Artwork Details:

Artist(s)

Kamala Ibrahim Ishag

Title

Composition

Date

2016

Medium(s)

Oil on Calabash-ball surface

Dimensions/Duration

44 cm diameter

Composition

Composition

One of the first women artists to graduate from Khartoum’s College of Fine and Applied Art in 1963, Kamala Ibrahim Ishag is a pioneering artist who co-founded the conceptual Crystalist Group in the mid-1970s. Between 1964 and 1966, she studied mural painting at the Royal College of Art, London, and after her return to Sudan in 1966, she spent three decades as a tenured professor in the painting department of her Khartoum alma mater. Drawing inspiration from nature and Sudanese Zar rituals, Ishag’s drawings and paintings often feature distorted faces and figures of women, mostly rendered in dark monochromic tones of brown and other muted colours. Ishag paints on a variety of surfaces, such as screens, leather drums and calabashes—vessels made from hollowed-out dried shells of the bottle gourd. Holding deep cultural resonance in Sudan, a calabash is a vessel of domesticity, labour and resilience. Composition, a series of paintings created on different materials, includes three calabashes, traditionally used by nomadic tribes as a container to carry water and other essentials.
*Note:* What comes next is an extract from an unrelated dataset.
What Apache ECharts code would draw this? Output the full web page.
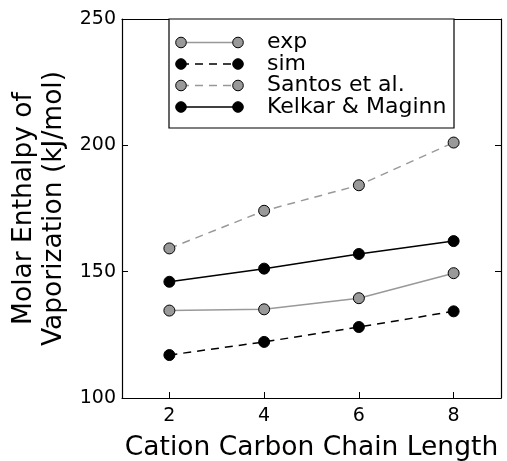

On these calabashes, Ishag depicts figures that recur in her work—women in a screaming state, caught in a trance-like moment, or women in a serene pose, their fissured heads intertwined with roots and leaves. By painting women's bodies on the outer surface of these containers, Ishag is challenging the notion of containment: she renders the women visible, powerful and spiritually transcendent, presenting their interior worlds on the outside.